Felix Gnehm, development expert at WWF Switzerland, and official member of the Swiss delegation to Rio+20, called it a wasted opportunity.

“The whole negotiations on a diplomatic and a political level were disappointing – the sense of urgency was lacking,” Gnehm told swissinfo.ch. “But if you move outside the negotiation halls, when you talk to companies, progressive companies, when you talk to cities or social movements, they are all ready to move fast.”

Perrez said he thought it was wrong to see the results from negotiations as a zero-sum game where everybody had to be equally unhappy at the end.

“Achieving a good result probably would have made everybody happier in the long term. The goal has to be to take the decisions that are necessary for ensuring a sustainable future.”

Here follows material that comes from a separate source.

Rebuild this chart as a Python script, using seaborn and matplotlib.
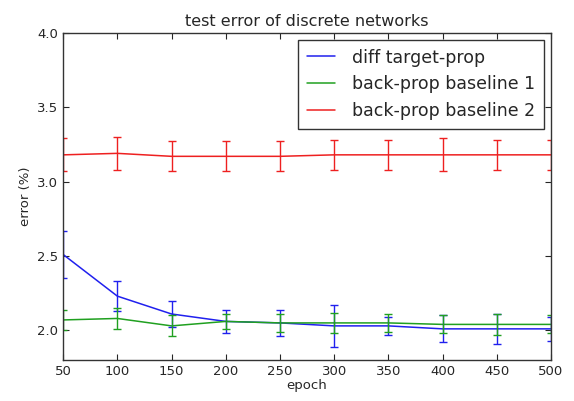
import matplotlib
matplotlib.use("Agg")
import matplotlib.pyplot as plt
import seaborn as sns
import pandas as pd

epochs = [50, 100, 150, 200, 250, 300, 350, 400, 450, 500]
diff_tp = [2.51, 2.23, 2.11, 2.06, 2.05, 2.03, 2.03, 2.01, 2.01, 2.01]
diff_tp_err = [0.16, 0.10, 0.09, 0.08, 0.09, 0.14, 0.06, 0.09, 0.10, 0.08]
bp1 = [2.07, 2.08, 2.03, 2.06, 2.05, 2.05, 2.05, 2.04, 2.04, 2.04]
bp1_err = [0.07, 0.07, 0.07, 0.05, 0.06, 0.07, 0.06, 0.06, 0.07, 0.06]
bp2 = [3.18, 3.19, 3.17, 3.17, 3.17, 3.18, 3.18, 3.18, 3.18, 3.18]
bp2_err = [0.11, 0.11, 0.10, 0.10, 0.10, 0.10, 0.10, 0.11, 0.10, 0.10]

names = ["diff target-prop", "back-prop baseline 1", "back-prop baseline 2"]
colors = ["#2020ee", "#20a020", "#ee2020"]

sns.set_style("ticks")
plt.rcParams['font.family'] = ['DejaVu Sans']

fig = plt.figure(figsize=(5.74, 4.01), dpi=100)
ax = fig.add_axes([0.11, 0.102, 0.85, 0.816])

df = pd.DataFrame({
    "epoch": epochs * 3,
    "error": diff_tp + bp1 + bp2,
    "err": diff_tp_err + bp1_err + bp2_err,
    "series": sum([[n] * len(epochs) for n in names], []),
})

sns.lineplot(data=df, x="epoch", y="error", hue="series", palette=colors,
             ax=ax, linewidth=1.1, legend=True)
for n, c in zip(names, colors):
    sub = df[df.series == n]
    ax.errorbar(sub.epoch, sub.error, yerr=sub.err, fmt="none", ecolor=c,
                elinewidth=1.0, capsize=3, capthick=1.0)

ax.set_xlim(50, 500)
ax.set_ylim(1.8, 4.0)
ax.set_xticks(epochs)
ax.set_yticks([2.0, 2.5, 3.0, 3.5, 4.0])
ax.set_xlabel("epoch", fontsize=9.5, labelpad=1)
ax.set_ylabel("error (%)", fontsize=9.5)
ax.set_title("test error of discrete networks", fontsize=11.5, pad=5)
ax.tick_params(direction="in", labelsize=9.5, top=True, right=True, length=4)
for s in ax.spines.values():
    s.set_color("#333333")
    s.set_linewidth(1.0)

handles, labels = ax.get_legend_handles_labels()
leg = ax.legend(handles[:3], names, loc="upper right", fontsize=12.5,
                frameon=True, fancybox=False, edgecolor="black",
                borderaxespad=0.4, handlelength=1.6, handletextpad=1.0,
                labelspacing=0.5, borderpad=0.5)
leg.get_frame().set_linewidth(1.0)

fig.savefig("out.png", dpi=100)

He added that the outcome of Rio clearly did not achieve the goal of forming a sufficiently clear vision and commitment for the future that everybody wants and needs.

The summit, known as Rio+20, was never expected to generate the sort of landmark accords signed at the 1992 Earth Summit in Rio, which included a treaty on biodiversity and agreements that led to the creation of the Kyoto protocol on greenhouse gas emissions. 

The final accord reaffirms many of the goals of the 1992 summit. The word “reaffirm” is used 59 times in the 49-page document entitled “The Future We Want”. Signatories to the accord reaffirm the need to achieve sustainable development (but not mandating how); commitment to strengthening international cooperation (just not right now); and the need to achieve economic stability (with no new funding for the poorest nations).

Some of the biggest issues activists wanted to see in the document that didn’t make it in included a call to end subsidies for fossil fuels, language underscoring the reproductive rights of women, and some words on how nations might mutually agree to protect the high seas, areas that fall outside any national jurisdictions.

Throughout the three-day gathering and the week-long negotiations beforehand, the streets of central Rio and surrounding the suburban conference hall that hosted the summit were filled with

demonstrations by activists ranging from Indian tribes to environmentalists to anti-nuclear protesters.